▶ _EXERCISE TASK_
Pictures stay out of the copy; set down each line of the listing below exactly.

········

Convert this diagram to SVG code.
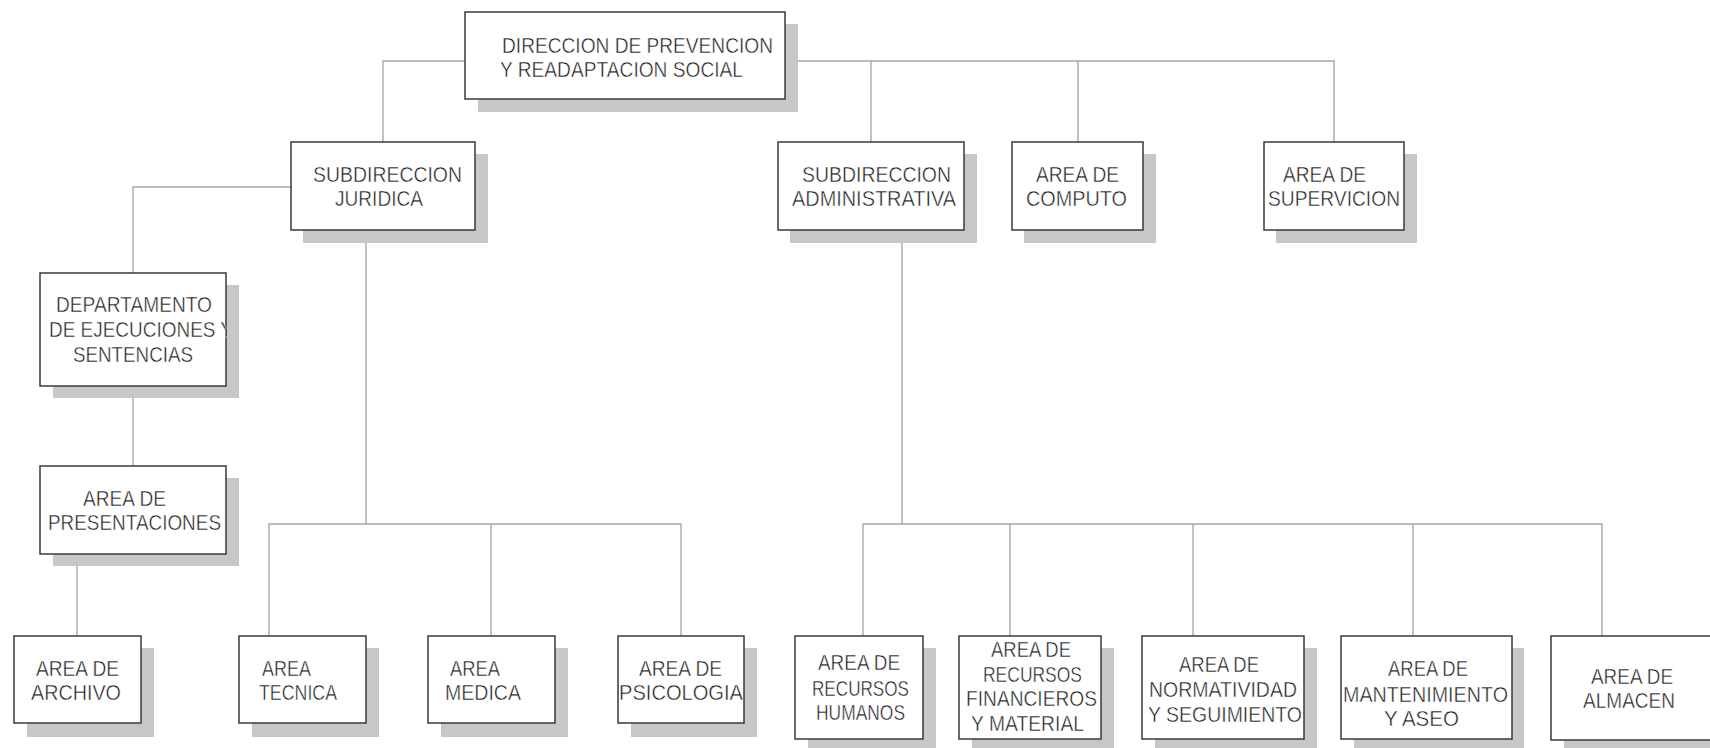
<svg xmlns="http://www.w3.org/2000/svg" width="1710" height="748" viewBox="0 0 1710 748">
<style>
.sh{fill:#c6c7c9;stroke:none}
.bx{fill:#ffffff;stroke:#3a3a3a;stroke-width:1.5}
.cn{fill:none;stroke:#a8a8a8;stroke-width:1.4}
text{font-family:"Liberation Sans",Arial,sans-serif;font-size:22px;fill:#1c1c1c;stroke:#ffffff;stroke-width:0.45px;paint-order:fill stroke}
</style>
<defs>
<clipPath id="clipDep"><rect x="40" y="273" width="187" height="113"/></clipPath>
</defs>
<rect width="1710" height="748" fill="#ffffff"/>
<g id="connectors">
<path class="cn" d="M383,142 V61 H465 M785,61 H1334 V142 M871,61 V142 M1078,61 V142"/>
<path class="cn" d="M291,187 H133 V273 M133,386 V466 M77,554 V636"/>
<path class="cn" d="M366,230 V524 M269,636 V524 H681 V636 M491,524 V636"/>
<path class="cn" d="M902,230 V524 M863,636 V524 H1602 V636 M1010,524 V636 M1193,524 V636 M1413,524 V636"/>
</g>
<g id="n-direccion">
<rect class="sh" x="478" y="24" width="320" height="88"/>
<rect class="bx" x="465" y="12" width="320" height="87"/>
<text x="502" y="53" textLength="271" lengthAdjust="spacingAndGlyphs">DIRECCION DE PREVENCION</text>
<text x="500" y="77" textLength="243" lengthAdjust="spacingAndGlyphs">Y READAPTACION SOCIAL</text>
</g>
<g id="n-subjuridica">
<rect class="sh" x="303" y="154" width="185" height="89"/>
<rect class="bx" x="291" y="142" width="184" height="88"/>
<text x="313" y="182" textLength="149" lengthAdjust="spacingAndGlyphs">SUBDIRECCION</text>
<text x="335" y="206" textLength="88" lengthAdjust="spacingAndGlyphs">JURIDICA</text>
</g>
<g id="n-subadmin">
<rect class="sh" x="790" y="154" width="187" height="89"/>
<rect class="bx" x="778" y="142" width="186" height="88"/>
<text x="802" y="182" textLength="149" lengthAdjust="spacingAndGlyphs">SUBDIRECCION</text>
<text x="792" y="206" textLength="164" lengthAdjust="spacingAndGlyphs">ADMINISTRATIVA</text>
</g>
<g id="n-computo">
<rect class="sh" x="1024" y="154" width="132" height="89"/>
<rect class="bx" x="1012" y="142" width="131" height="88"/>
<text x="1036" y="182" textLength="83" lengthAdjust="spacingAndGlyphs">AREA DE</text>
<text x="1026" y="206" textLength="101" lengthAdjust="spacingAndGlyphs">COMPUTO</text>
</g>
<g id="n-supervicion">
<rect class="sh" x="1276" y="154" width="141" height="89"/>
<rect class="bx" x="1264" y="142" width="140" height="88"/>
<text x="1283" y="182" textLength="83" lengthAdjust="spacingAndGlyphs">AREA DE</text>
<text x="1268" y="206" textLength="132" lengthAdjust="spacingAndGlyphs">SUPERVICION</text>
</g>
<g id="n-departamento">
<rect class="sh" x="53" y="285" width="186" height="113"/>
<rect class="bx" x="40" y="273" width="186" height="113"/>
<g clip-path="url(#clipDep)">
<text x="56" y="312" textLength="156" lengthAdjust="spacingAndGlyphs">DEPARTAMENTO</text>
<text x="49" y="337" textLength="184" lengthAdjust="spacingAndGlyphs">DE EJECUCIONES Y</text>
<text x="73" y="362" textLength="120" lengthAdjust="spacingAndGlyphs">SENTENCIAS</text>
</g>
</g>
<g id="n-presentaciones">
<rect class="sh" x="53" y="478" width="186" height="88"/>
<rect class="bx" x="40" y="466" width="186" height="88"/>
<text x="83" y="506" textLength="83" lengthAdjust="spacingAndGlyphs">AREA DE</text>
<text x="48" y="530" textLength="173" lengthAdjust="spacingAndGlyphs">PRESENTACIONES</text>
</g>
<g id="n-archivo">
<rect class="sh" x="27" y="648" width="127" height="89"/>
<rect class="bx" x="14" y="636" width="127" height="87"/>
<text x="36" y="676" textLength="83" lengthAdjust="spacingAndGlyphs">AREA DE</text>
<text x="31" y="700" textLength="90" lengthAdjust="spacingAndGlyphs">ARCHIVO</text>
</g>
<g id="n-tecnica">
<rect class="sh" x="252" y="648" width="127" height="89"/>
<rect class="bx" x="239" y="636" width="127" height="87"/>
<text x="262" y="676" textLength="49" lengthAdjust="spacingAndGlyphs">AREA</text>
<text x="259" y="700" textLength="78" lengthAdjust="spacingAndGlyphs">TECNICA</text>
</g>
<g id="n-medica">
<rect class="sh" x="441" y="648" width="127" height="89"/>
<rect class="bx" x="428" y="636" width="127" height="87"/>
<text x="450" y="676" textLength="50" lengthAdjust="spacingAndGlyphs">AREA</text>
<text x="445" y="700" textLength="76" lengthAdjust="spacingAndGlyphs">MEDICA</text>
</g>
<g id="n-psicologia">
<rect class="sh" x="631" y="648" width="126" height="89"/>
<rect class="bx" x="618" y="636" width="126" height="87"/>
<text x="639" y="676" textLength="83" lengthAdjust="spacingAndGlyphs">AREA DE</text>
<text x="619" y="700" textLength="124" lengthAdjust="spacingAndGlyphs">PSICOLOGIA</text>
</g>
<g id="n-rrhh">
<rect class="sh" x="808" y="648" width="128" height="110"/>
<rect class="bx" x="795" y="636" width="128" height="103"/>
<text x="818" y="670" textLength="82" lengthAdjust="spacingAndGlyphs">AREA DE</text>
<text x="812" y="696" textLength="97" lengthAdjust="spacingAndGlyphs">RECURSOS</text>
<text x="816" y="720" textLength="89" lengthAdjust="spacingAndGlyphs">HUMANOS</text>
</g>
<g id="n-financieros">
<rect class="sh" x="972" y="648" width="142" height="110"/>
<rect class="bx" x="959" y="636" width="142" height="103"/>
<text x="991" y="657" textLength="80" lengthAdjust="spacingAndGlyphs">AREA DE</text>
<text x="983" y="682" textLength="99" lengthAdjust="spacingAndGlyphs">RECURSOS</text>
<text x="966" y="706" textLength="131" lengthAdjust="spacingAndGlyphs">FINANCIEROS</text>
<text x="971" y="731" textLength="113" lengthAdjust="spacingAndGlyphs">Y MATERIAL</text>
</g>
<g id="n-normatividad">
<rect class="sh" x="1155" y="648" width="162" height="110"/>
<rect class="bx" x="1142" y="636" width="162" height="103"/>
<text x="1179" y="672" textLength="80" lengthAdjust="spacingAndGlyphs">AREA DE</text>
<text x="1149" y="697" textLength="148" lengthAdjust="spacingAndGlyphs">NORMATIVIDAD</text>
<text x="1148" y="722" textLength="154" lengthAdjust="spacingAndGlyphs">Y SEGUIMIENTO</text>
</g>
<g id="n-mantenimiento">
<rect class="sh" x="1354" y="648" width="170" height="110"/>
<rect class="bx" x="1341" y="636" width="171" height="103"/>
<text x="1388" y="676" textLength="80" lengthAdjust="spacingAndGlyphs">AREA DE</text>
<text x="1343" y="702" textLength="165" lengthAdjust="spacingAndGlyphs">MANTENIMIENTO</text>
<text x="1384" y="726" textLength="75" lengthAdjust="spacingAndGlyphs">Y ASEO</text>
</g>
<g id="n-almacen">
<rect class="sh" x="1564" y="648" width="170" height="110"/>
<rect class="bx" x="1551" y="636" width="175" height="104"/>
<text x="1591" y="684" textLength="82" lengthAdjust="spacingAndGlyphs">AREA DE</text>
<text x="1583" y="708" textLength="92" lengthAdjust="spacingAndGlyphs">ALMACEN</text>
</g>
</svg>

········

▶ _TASK SOLUTION_
Convert this diagram to SVG code.
<svg xmlns="http://www.w3.org/2000/svg" width="1710" height="748" viewBox="0 0 1710 748">
<style>
.sh{fill:#c6c7c9;stroke:none}
.bx{fill:#ffffff;stroke:#3a3a3a;stroke-width:1.5}
.cn{fill:none;stroke:#a8a8a8;stroke-width:1.4}
text{font-family:"Liberation Sans",Arial,sans-serif;font-size:22px;fill:#1c1c1c;stroke:#ffffff;stroke-width:0.45px;paint-order:fill stroke}
</style>
<defs>
<clipPath id="clipDep"><rect x="40" y="273" width="187" height="113"/></clipPath>
</defs>
<rect width="1710" height="748" fill="#ffffff"/>
<g id="connectors">
<path class="cn" d="M383,142 V61 H465 M785,61 H1334 V142 M871,61 V142 M1078,61 V142"/>
<path class="cn" d="M291,187 H133 V273 M133,386 V466 M77,554 V636"/>
<path class="cn" d="M366,230 V524 M269,636 V524 H681 V636 M491,524 V636"/>
<path class="cn" d="M902,230 V524 M863,636 V524 H1602 V636 M1010,524 V636 M1193,524 V636 M1413,524 V636"/>
</g>
<g id="n-direccion">
<rect class="sh" x="478" y="24" width="320" height="88"/>
<rect class="bx" x="465" y="12" width="320" height="87"/>
<text x="502" y="53" textLength="271" lengthAdjust="spacingAndGlyphs">DIRECCION DE PREVENCION</text>
<text x="500" y="77" textLength="243" lengthAdjust="spacingAndGlyphs">Y READAPTACION SOCIAL</text>
</g>
<g id="n-subjuridica">
<rect class="sh" x="303" y="154" width="185" height="89"/>
<rect class="bx" x="291" y="142" width="184" height="88"/>
<text x="313" y="182" textLength="149" lengthAdjust="spacingAndGlyphs">SUBDIRECCION</text>
<text x="335" y="206" textLength="88" lengthAdjust="spacingAndGlyphs">JURIDICA</text>
</g>
<g id="n-subadmin">
<rect class="sh" x="790" y="154" width="187" height="89"/>
<rect class="bx" x="778" y="142" width="186" height="88"/>
<text x="802" y="182" textLength="149" lengthAdjust="spacingAndGlyphs">SUBDIRECCION</text>
<text x="792" y="206" textLength="164" lengthAdjust="spacingAndGlyphs">ADMINISTRATIVA</text>
</g>
<g id="n-computo">
<rect class="sh" x="1024" y="154" width="132" height="89"/>
<rect class="bx" x="1012" y="142" width="131" height="88"/>
<text x="1036" y="182" textLength="83" lengthAdjust="spacingAndGlyphs">AREA DE</text>
<text x="1026" y="206" textLength="101" lengthAdjust="spacingAndGlyphs">COMPUTO</text>
</g>
<g id="n-supervicion">
<rect class="sh" x="1276" y="154" width="141" height="89"/>
<rect class="bx" x="1264" y="142" width="140" height="88"/>
<text x="1283" y="182" textLength="83" lengthAdjust="spacingAndGlyphs">AREA DE</text>
<text x="1268" y="206" textLength="132" lengthAdjust="spacingAndGlyphs">SUPERVICION</text>
</g>
<g id="n-departamento">
<rect class="sh" x="53" y="285" width="186" height="113"/>
<rect class="bx" x="40" y="273" width="186" height="113"/>
<g clip-path="url(#clipDep)">
<text x="56" y="312" textLength="156" lengthAdjust="spacingAndGlyphs">DEPARTAMENTO</text>
<text x="49" y="337" textLength="184" lengthAdjust="spacingAndGlyphs">DE EJECUCIONES Y</text>
<text x="73" y="362" textLength="120" lengthAdjust="spacingAndGlyphs">SENTENCIAS</text>
</g>
</g>
<g id="n-presentaciones">
<rect class="sh" x="53" y="478" width="186" height="88"/>
<rect class="bx" x="40" y="466" width="186" height="88"/>
<text x="83" y="506" textLength="83" lengthAdjust="spacingAndGlyphs">AREA DE</text>
<text x="48" y="530" textLength="173" lengthAdjust="spacingAndGlyphs">PRESENTACIONES</text>
</g>
<g id="n-archivo">
<rect class="sh" x="27" y="648" width="127" height="89"/>
<rect class="bx" x="14" y="636" width="127" height="87"/>
<text x="36" y="676" textLength="83" lengthAdjust="spacingAndGlyphs">AREA DE</text>
<text x="31" y="700" textLength="90" lengthAdjust="spacingAndGlyphs">ARCHIVO</text>
</g>
<g id="n-tecnica">
<rect class="sh" x="252" y="648" width="127" height="89"/>
<rect class="bx" x="239" y="636" width="127" height="87"/>
<text x="262" y="676" textLength="49" lengthAdjust="spacingAndGlyphs">AREA</text>
<text x="259" y="700" textLength="78" lengthAdjust="spacingAndGlyphs">TECNICA</text>
</g>
<g id="n-medica">
<rect class="sh" x="441" y="648" width="127" height="89"/>
<rect class="bx" x="428" y="636" width="127" height="87"/>
<text x="450" y="676" textLength="50" lengthAdjust="spacingAndGlyphs">AREA</text>
<text x="445" y="700" textLength="76" lengthAdjust="spacingAndGlyphs">MEDICA</text>
</g>
<g id="n-psicologia">
<rect class="sh" x="631" y="648" width="126" height="89"/>
<rect class="bx" x="618" y="636" width="126" height="87"/>
<text x="639" y="676" textLength="83" lengthAdjust="spacingAndGlyphs">AREA DE</text>
<text x="619" y="700" textLength="124" lengthAdjust="spacingAndGlyphs">PSICOLOGIA</text>
</g>
<g id="n-rrhh">
<rect class="sh" x="808" y="648" width="128" height="110"/>
<rect class="bx" x="795" y="636" width="128" height="103"/>
<text x="818" y="670" textLength="82" lengthAdjust="spacingAndGlyphs">AREA DE</text>
<text x="812" y="696" textLength="97" lengthAdjust="spacingAndGlyphs">RECURSOS</text>
<text x="816" y="720" textLength="89" lengthAdjust="spacingAndGlyphs">HUMANOS</text>
</g>
<g id="n-financieros">
<rect class="sh" x="972" y="648" width="142" height="110"/>
<rect class="bx" x="959" y="636" width="142" height="103"/>
<text x="991" y="657" textLength="80" lengthAdjust="spacingAndGlyphs">AREA DE</text>
<text x="983" y="682" textLength="99" lengthAdjust="spacingAndGlyphs">RECURSOS</text>
<text x="966" y="706" textLength="131" lengthAdjust="spacingAndGlyphs">FINANCIEROS</text>
<text x="971" y="731" textLength="113" lengthAdjust="spacingAndGlyphs">Y MATERIAL</text>
</g>
<g id="n-normatividad">
<rect class="sh" x="1155" y="648" width="162" height="110"/>
<rect class="bx" x="1142" y="636" width="162" height="103"/>
<text x="1179" y="672" textLength="80" lengthAdjust="spacingAndGlyphs">AREA DE</text>
<text x="1149" y="697" textLength="148" lengthAdjust="spacingAndGlyphs">NORMATIVIDAD</text>
<text x="1148" y="722" textLength="154" lengthAdjust="spacingAndGlyphs">Y SEGUIMIENTO</text>
</g>
<g id="n-mantenimiento">
<rect class="sh" x="1354" y="648" width="170" height="110"/>
<rect class="bx" x="1341" y="636" width="171" height="103"/>
<text x="1388" y="676" textLength="80" lengthAdjust="spacingAndGlyphs">AREA DE</text>
<text x="1343" y="702" textLength="165" lengthAdjust="spacingAndGlyphs">MANTENIMIENTO</text>
<text x="1384" y="726" textLength="75" lengthAdjust="spacingAndGlyphs">Y ASEO</text>
</g>
<g id="n-almacen">
<rect class="sh" x="1564" y="648" width="170" height="110"/>
<rect class="bx" x="1551" y="636" width="175" height="104"/>
<text x="1591" y="684" textLength="82" lengthAdjust="spacingAndGlyphs">AREA DE</text>
<text x="1583" y="708" textLength="92" lengthAdjust="spacingAndGlyphs">ALMACEN</text>
</g>
</svg>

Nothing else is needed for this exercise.